** START Source data **

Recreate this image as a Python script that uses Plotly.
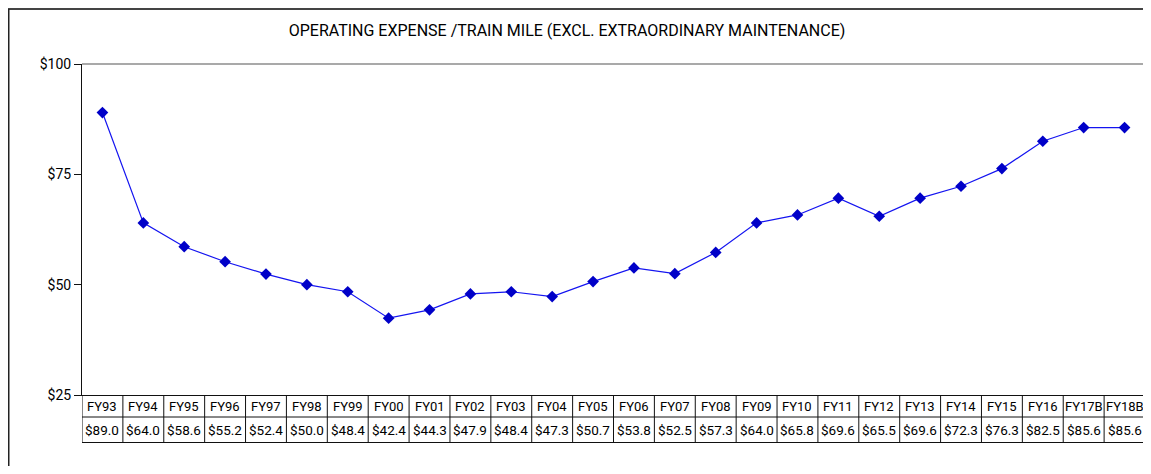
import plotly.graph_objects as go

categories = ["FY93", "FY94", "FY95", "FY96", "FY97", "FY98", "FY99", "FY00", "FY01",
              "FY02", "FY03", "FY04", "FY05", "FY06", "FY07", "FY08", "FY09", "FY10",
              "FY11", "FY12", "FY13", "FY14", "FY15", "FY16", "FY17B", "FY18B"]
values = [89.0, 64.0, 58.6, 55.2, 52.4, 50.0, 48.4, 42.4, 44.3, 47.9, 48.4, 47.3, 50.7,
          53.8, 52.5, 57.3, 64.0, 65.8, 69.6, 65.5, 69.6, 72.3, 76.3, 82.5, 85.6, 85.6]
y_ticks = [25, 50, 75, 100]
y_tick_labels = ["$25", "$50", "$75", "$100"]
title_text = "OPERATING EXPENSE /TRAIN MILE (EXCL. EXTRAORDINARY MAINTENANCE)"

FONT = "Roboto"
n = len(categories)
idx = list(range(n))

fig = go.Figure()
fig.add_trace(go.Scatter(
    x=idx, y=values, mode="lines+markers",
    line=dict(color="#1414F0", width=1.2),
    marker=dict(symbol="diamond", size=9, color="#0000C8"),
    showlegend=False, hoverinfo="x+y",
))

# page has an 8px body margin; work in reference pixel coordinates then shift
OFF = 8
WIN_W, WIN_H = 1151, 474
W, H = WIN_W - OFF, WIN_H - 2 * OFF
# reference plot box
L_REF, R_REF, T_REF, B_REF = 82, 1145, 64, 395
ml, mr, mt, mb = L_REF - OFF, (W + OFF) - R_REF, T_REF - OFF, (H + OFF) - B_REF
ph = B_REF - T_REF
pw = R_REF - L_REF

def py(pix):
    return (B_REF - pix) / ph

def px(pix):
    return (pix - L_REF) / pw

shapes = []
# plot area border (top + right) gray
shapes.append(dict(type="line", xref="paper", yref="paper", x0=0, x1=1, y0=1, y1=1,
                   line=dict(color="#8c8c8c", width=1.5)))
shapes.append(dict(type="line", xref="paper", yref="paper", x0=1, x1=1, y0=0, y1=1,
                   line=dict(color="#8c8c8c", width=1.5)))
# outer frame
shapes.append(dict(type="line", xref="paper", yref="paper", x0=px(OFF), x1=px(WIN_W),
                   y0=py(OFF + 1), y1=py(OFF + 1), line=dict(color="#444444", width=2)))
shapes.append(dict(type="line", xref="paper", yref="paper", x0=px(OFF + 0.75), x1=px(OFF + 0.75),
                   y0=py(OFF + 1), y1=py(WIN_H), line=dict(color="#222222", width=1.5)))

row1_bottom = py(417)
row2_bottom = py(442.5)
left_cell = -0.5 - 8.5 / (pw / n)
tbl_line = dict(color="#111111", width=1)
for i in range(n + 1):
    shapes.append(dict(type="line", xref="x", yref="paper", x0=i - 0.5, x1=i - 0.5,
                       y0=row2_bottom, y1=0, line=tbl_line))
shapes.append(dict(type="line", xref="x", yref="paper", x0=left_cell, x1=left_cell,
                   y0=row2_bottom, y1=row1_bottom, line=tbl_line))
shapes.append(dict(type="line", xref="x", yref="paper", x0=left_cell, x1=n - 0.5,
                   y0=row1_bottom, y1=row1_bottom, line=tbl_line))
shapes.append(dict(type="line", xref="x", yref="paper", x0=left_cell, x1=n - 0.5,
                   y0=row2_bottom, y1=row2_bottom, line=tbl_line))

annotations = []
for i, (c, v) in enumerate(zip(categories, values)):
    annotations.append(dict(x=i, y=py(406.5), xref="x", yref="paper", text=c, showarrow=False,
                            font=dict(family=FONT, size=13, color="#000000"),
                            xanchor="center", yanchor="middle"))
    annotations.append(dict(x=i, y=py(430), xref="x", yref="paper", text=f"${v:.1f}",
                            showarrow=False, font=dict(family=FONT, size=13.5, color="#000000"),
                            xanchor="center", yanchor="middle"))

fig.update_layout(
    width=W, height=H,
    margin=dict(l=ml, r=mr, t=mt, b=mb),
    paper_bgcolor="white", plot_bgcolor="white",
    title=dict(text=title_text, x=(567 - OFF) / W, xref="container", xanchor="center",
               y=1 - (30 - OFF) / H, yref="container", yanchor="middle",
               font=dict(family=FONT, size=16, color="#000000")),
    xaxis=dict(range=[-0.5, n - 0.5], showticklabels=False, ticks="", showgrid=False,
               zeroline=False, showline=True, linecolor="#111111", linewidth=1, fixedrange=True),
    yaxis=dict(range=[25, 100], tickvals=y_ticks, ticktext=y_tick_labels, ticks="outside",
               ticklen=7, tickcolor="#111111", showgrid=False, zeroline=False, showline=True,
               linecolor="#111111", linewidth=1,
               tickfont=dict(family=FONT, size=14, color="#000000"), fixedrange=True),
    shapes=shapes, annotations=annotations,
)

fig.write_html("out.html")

** END Source data **
** START Source data **

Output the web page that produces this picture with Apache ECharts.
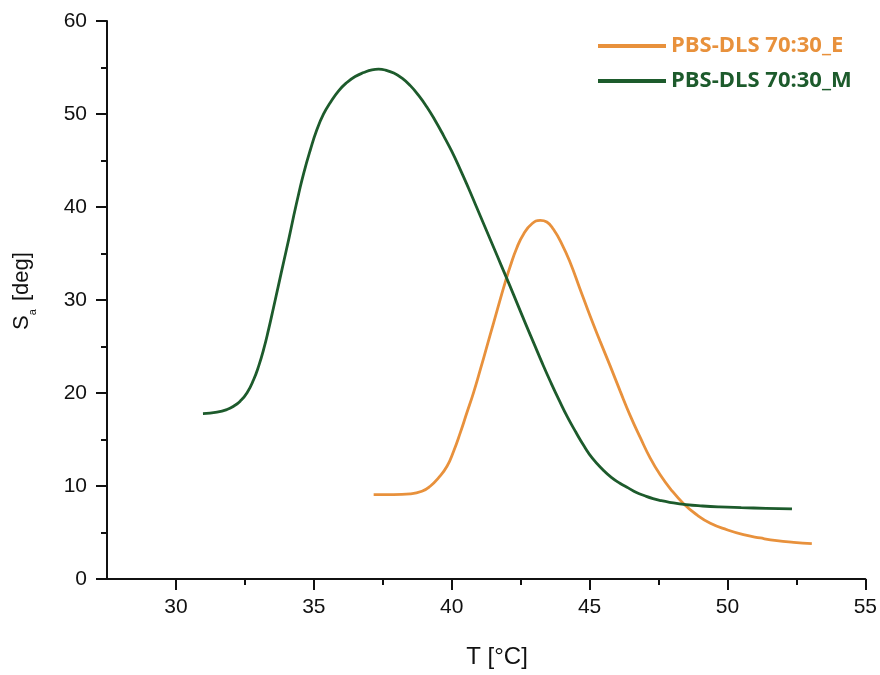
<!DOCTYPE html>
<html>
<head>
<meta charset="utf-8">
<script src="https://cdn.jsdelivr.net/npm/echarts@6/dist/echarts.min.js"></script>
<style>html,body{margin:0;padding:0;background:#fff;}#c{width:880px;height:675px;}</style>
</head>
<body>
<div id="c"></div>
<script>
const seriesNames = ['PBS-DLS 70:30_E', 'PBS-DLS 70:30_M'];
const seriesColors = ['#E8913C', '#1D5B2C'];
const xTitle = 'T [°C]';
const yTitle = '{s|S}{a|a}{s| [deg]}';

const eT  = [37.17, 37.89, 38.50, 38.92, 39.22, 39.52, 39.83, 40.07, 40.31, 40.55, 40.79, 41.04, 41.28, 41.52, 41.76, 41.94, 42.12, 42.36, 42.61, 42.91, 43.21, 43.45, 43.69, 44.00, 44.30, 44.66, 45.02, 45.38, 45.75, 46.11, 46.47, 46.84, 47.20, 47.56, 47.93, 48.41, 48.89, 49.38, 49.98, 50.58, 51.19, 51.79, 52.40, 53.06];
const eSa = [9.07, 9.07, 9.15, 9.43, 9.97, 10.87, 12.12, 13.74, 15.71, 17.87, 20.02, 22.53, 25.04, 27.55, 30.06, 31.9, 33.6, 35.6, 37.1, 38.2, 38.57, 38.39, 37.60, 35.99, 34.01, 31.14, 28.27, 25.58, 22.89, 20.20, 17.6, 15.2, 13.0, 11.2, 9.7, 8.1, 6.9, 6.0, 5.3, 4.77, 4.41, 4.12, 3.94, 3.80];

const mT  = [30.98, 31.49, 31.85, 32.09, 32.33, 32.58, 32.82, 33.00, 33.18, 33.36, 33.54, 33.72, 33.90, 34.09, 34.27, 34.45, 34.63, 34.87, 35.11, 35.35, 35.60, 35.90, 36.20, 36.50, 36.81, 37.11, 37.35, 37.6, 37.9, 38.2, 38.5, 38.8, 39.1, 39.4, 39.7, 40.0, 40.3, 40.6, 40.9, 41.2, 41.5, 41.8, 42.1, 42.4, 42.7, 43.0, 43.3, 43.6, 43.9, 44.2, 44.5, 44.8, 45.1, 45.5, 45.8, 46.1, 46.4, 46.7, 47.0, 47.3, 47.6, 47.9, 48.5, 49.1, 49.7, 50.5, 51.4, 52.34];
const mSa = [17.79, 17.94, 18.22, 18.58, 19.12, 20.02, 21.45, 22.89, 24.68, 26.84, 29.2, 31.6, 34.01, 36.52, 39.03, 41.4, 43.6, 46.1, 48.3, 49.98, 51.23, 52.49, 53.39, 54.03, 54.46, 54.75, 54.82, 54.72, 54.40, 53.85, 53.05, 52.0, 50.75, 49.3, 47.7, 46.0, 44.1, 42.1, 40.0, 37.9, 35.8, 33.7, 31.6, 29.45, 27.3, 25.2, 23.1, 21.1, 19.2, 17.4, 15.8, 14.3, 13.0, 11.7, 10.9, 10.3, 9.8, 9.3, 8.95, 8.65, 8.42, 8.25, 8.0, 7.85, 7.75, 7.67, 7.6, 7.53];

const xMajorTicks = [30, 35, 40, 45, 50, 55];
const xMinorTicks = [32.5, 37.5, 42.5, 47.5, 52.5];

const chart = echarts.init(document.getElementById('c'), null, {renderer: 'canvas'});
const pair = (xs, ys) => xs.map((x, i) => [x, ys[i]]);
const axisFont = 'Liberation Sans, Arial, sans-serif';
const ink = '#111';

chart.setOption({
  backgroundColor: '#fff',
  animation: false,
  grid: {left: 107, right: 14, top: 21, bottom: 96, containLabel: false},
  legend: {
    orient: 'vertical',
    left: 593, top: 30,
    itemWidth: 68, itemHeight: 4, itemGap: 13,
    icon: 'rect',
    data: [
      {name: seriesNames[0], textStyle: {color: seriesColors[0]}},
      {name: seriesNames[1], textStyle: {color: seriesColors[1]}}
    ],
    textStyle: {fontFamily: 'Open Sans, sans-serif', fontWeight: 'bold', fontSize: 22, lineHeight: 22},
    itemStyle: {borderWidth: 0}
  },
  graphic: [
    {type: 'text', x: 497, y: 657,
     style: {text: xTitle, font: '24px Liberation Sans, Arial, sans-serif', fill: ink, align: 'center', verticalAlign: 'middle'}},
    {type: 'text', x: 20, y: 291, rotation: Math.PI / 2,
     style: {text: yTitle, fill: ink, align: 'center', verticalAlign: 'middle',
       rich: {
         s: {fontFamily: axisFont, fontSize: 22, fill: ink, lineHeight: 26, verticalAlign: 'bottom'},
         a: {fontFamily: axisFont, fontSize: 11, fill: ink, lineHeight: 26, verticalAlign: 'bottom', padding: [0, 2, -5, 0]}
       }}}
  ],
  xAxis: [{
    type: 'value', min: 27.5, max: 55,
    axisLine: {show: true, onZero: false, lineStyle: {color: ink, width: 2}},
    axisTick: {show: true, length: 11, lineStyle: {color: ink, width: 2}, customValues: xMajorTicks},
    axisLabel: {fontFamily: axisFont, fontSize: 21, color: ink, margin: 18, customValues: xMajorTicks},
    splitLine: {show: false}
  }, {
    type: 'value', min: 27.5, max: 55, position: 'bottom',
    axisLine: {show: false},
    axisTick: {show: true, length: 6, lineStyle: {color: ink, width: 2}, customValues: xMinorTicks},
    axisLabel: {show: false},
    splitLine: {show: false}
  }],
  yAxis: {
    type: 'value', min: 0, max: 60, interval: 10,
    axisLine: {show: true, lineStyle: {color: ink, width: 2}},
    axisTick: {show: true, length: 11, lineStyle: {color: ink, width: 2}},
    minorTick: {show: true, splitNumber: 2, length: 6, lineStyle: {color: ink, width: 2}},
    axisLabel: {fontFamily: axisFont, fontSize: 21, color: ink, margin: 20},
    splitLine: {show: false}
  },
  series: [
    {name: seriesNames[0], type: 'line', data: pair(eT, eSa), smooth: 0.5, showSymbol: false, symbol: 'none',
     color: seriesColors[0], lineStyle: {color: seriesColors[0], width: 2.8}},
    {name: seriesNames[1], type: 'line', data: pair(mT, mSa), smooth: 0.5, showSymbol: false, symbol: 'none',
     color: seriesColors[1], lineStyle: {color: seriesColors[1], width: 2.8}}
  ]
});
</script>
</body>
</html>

** END Source data **

Sift the material for lines with the string "that". Copy each one found.

Recreate this image as a Python script that uses Plotly.
Output the web page that produces this picture with Apache ECharts.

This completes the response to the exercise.